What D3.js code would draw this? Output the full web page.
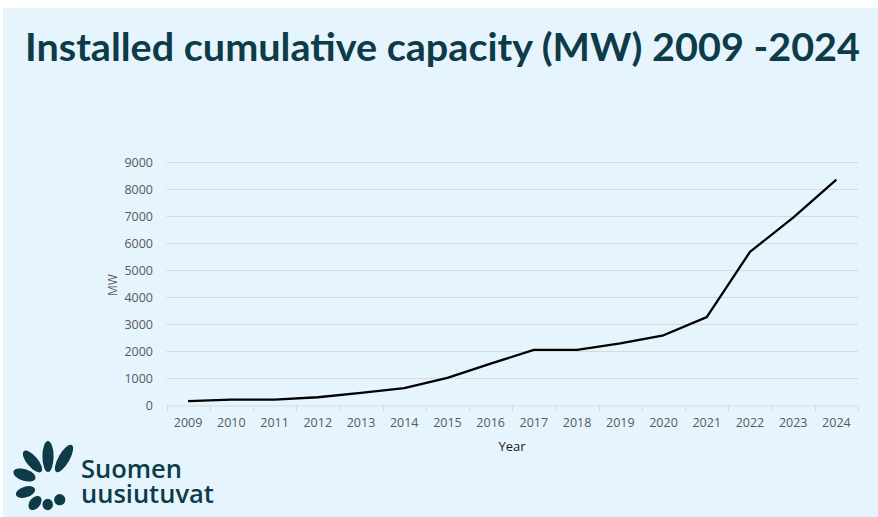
<!DOCTYPE html>
<html>
<head>
<meta charset="utf-8">
<script src="https://cdn.jsdelivr.net/npm/d3@7"></script>
<style>
  html, body { margin: 0; padding: 0; background: #ffffff; }
  svg { display: block; }
</style>
</head>
<body>
<svg id="chart" width="878" height="517"></svg>
<script>
const years = ["2009","2010","2011","2012","2013","2014","2015","2016","2017","2018","2019","2020","2021","2022","2023","2024"];
const capacity = [147, 197, 197, 288, 448, 627, 1005, 1533, 2044, 2041, 2284, 2586, 3257, 5677, 6946, 8358];
const yTicks = [0, 1000, 2000, 3000, 4000, 5000, 6000, 7000, 8000, 9000];
const titleText = "Installed cumulative capacity (MW) 2009 -2024";
const xTitle = "Year";
const yTitle = "MW";
const logoLines = ["Suomen", "uusiutuvat"];

(function () {
const svg = d3.select("#chart");
const W = 878, H = 517;
const dark = "#0d3b47";

// background panel
svg.append("rect").attr("x", 3).attr("y", 8).attr("width", W - 3).attr("height", H - 8).attr("fill", "#e6f4fe");

// title
svg.append("text")
  .attr("x", 25).attr("y", 61)
  .attr("font-family", "Lato, 'Open Sans', sans-serif")
  .attr("font-weight", "bold")
  .attr("font-size", 39)
  .attr("fill", dark)
  .attr("textLength", 835)
  .attr("lengthAdjust", "spacingAndGlyphs")
  .text(titleText);

// plot
const pLeft = 166.5, pRight = 858, pTop = 162.3, pBottom = 405;
const x = d3.scaleBand().domain(years).range([pLeft, pRight]);
const y = d3.scaleLinear().domain([0, 9000]).range([pBottom, pTop]);

const g = svg.append("g");

// gridlines
g.selectAll("line.grid").data(yTicks.filter(d => d > 0)).join("line")
  .attr("class", "grid")
  .attr("x1", pLeft).attr("x2", pRight)
  .attr("y1", d => Math.round(y(d)) + 0.5).attr("y2", d => Math.round(y(d)) + 0.5)
  .attr("stroke", "#d9d9d9").attr("stroke-width", 1);

// y axis labels
const yAxis = d3.axisLeft(y).tickValues(yTicks).tickFormat(d3.format("d")).tickSize(0).tickPadding(0);
const yg = g.append("g").attr("transform", `translate(${153},0)`).call(yAxis);
yg.select(".domain").remove();
yg.selectAll("text")
  .attr("font-family", "'Open Sans', sans-serif")
  .attr("font-size", 12.5)
  .attr("fill", "#595959");

// x axis
const xAxis = d3.axisBottom(x).tickSize(0).tickPadding(0);
const xg = g.append("g").attr("transform", `translate(0,${Math.round(pBottom) + 0.5})`).call(xAxis);
xg.select(".domain").attr("stroke", "#d9d9d9").attr("stroke-width", 1);
xg.selectAll("text")
  .attr("y", 13)
  .attr("dy", "0.71em")
  .attr("font-family", "'Open Sans', sans-serif")
  .attr("font-size", 12.5)
  .attr("fill", "#595959");
// boundary tick marks
const bounds = years.map(d => x(d)).concat([x(years[years.length - 1]) + x.bandwidth()]);
xg.selectAll("line.bt").data(bounds).join("line")
  .attr("class", "bt")
  .attr("x1", d => Math.round(d) + 0.5).attr("x2", d => Math.round(d) + 0.5)
  .attr("y1", 0).attr("y2", 5)
  .attr("stroke", "#d9d9d9");

// axis titles
svg.append("text")
  .attr("x", 512).attr("y", 451)
  .attr("text-anchor", "middle")
  .attr("font-family", "'Open Sans', sans-serif")
  .attr("font-size", 13)
  .attr("fill", "#1a1a1a")
  .text(xTitle);
svg.append("text")
  .attr("transform", "translate(117,285) rotate(-90)")
  .attr("text-anchor", "middle")
  .attr("font-family", "'Open Sans', sans-serif")
  .attr("font-size", 12)
  .attr("fill", "#595959")
  .text(yTitle);

// line
const line = d3.line()
  .x((d, i) => x(years[i]) + x.bandwidth() / 2)
  .y(d => y(d));
g.append("path").datum(capacity)
  .attr("d", line)
  .attr("fill", "none")
  .attr("stroke", "#000")
  .attr("stroke-width", 2.3)
  .attr("stroke-linejoin", "round");

// logo
const logo = svg.append("g").attr("fill", dark);
const leaves = [
  {cx: 48, cy: 456.5, rx: 5.6, ry: 15.5, rot: 0},
  {cx: 64, cy: 458.5, rx: 5.5, ry: 15.5, rot: 30},
  {cx: 32.5, cy: 461.5, rx: 5.5, ry: 13.5, rot: -40},
  {cx: 24.5, cy: 475, rx: 5.8, ry: 11.5, rot: -72},
  {cx: 25.5, cy: 492, rx: 5.3, ry: 10, rot: 72},
  {cx: 35, cy: 503, rx: 5.3, ry: 8, rot: 40},
  {cx: 47.7, cy: 504.5, rx: 5.2, ry: 5.8, rot: 0},
  {cx: 59.7, cy: 499.7, rx: 5.6, ry: 5.6, rot: 0}
];
logo.selectAll("ellipse").data(leaves).join("ellipse")
  .attr("cx", 0).attr("cy", 0)
  .attr("rx", d => d.rx).attr("ry", d => d.ry)
  .attr("transform", d => `translate(${d.cx},${d.cy}) rotate(${d.rot})`);
const logoText = logo.append("text")
  .attr("font-family", "'Open Sans', sans-serif")
  .attr("font-weight", 600)
  .attr("font-size", 25.5)
  .attr("fill", dark);
logoText.selectAll("tspan").data(logoLines).join("tspan")
  .attr("x", 81)
  .attr("y", (d, i) => 478 + i * 25)
  .text(d => d);
})();
</script>
</body>
</html>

━━━━━━

■ **EXERCISE GOAL**: Without the pictures, output the full listing exactly as it stands.

■ **EXPECTED OUTPUT**:
What D3.js code would draw this? Output the full web page.
<!DOCTYPE html>
<html>
<head>
<meta charset="utf-8">
<script src="https://cdn.jsdelivr.net/npm/d3@7"></script>
<style>
  html, body { margin: 0; padding: 0; background: #ffffff; }
  svg { display: block; }
</style>
</head>
<body>
<svg id="chart" width="878" height="517"></svg>
<script>
const years = ["2009","2010","2011","2012","2013","2014","2015","2016","2017","2018","2019","2020","2021","2022","2023","2024"];
const capacity = [147, 197, 197, 288, 448, 627, 1005, 1533, 2044, 2041, 2284, 2586, 3257, 5677, 6946, 8358];
const yTicks = [0, 1000, 2000, 3000, 4000, 5000, 6000, 7000, 8000, 9000];
const titleText = "Installed cumulative capacity (MW) 2009 -2024";
const xTitle = "Year";
const yTitle = "MW";
const logoLines = ["Suomen", "uusiutuvat"];

(function () {
const svg = d3.select("#chart");
const W = 878, H = 517;
const dark = "#0d3b47";

// background panel
svg.append("rect").attr("x", 3).attr("y", 8).attr("width", W - 3).attr("height", H - 8).attr("fill", "#e6f4fe");

// title
svg.append("text")
  .attr("x", 25).attr("y", 61)
  .attr("font-family", "Lato, 'Open Sans', sans-serif")
  .attr("font-weight", "bold")
  .attr("font-size", 39)
  .attr("fill", dark)
  .attr("textLength", 835)
  .attr("lengthAdjust", "spacingAndGlyphs")
  .text(titleText);

// plot
const pLeft = 166.5, pRight = 858, pTop = 162.3, pBottom = 405;
const x = d3.scaleBand().domain(years).range([pLeft, pRight]);
const y = d3.scaleLinear().domain([0, 9000]).range([pBottom, pTop]);

const g = svg.append("g");

// gridlines
g.selectAll("line.grid").data(yTicks.filter(d => d > 0)).join("line")
  .attr("class", "grid")
  .attr("x1", pLeft).attr("x2", pRight)
  .attr("y1", d => Math.round(y(d)) + 0.5).attr("y2", d => Math.round(y(d)) + 0.5)
  .attr("stroke", "#d9d9d9").attr("stroke-width", 1);

// y axis labels
const yAxis = d3.axisLeft(y).tickValues(yTicks).tickFormat(d3.format("d")).tickSize(0).tickPadding(0);
const yg = g.append("g").attr("transform", `translate(${153},0)`).call(yAxis);
yg.select(".domain").remove();
yg.selectAll("text")
  .attr("font-family", "'Open Sans', sans-serif")
  .attr("font-size", 12.5)
  .attr("fill", "#595959");

// x axis
const xAxis = d3.axisBottom(x).tickSize(0).tickPadding(0);
const xg = g.append("g").attr("transform", `translate(0,${Math.round(pBottom) + 0.5})`).call(xAxis);
xg.select(".domain").attr("stroke", "#d9d9d9").attr("stroke-width", 1);
xg.selectAll("text")
  .attr("y", 13)
  .attr("dy", "0.71em")
  .attr("font-family", "'Open Sans', sans-serif")
  .attr("font-size", 12.5)
  .attr("fill", "#595959");
// boundary tick marks
const bounds = years.map(d => x(d)).concat([x(years[years.length - 1]) + x.bandwidth()]);
xg.selectAll("line.bt").data(bounds).join("line")
  .attr("class", "bt")
  .attr("x1", d => Math.round(d) + 0.5).attr("x2", d => Math.round(d) + 0.5)
  .attr("y1", 0).attr("y2", 5)
  .attr("stroke", "#d9d9d9");

// axis titles
svg.append("text")
  .attr("x", 512).attr("y", 451)
  .attr("text-anchor", "middle")
  .attr("font-family", "'Open Sans', sans-serif")
  .attr("font-size", 13)
  .attr("fill", "#1a1a1a")
  .text(xTitle);
svg.append("text")
  .attr("transform", "translate(117,285) rotate(-90)")
  .attr("text-anchor", "middle")
  .attr("font-family", "'Open Sans', sans-serif")
  .attr("font-size", 12)
  .attr("fill", "#595959")
  .text(yTitle);

// line
const line = d3.line()
  .x((d, i) => x(years[i]) + x.bandwidth() / 2)
  .y(d => y(d));
g.append("path").datum(capacity)
  .attr("d", line)
  .attr("fill", "none")
  .attr("stroke", "#000")
  .attr("stroke-width", 2.3)
  .attr("stroke-linejoin", "round");

// logo
const logo = svg.append("g").attr("fill", dark);
const leaves = [
  {cx: 48, cy: 456.5, rx: 5.6, ry: 15.5, rot: 0},
  {cx: 64, cy: 458.5, rx: 5.5, ry: 15.5, rot: 30},
  {cx: 32.5, cy: 461.5, rx: 5.5, ry: 13.5, rot: -40},
  {cx: 24.5, cy: 475, rx: 5.8, ry: 11.5, rot: -72},
  {cx: 25.5, cy: 492, rx: 5.3, ry: 10, rot: 72},
  {cx: 35, cy: 503, rx: 5.3, ry: 8, rot: 40},
  {cx: 47.7, cy: 504.5, rx: 5.2, ry: 5.8, rot: 0},
  {cx: 59.7, cy: 499.7, rx: 5.6, ry: 5.6, rot: 0}
];
logo.selectAll("ellipse").data(leaves).join("ellipse")
  .attr("cx", 0).attr("cy", 0)
  .attr("rx", d => d.rx).attr("ry", d => d.ry)
  .attr("transform", d => `translate(${d.cx},${d.cy}) rotate(${d.rot})`);
const logoText = logo.append("text")
  .attr("font-family", "'Open Sans', sans-serif")
  .attr("font-weight", 600)
  .attr("font-size", 25.5)
  .attr("fill", dark);
logoText.selectAll("tspan").data(logoLines).join("tspan")
  .attr("x", 81)
  .attr("y", (d, i) => 478 + i * 25)
  .text(d => d);
})();
</script>
</body>
</html>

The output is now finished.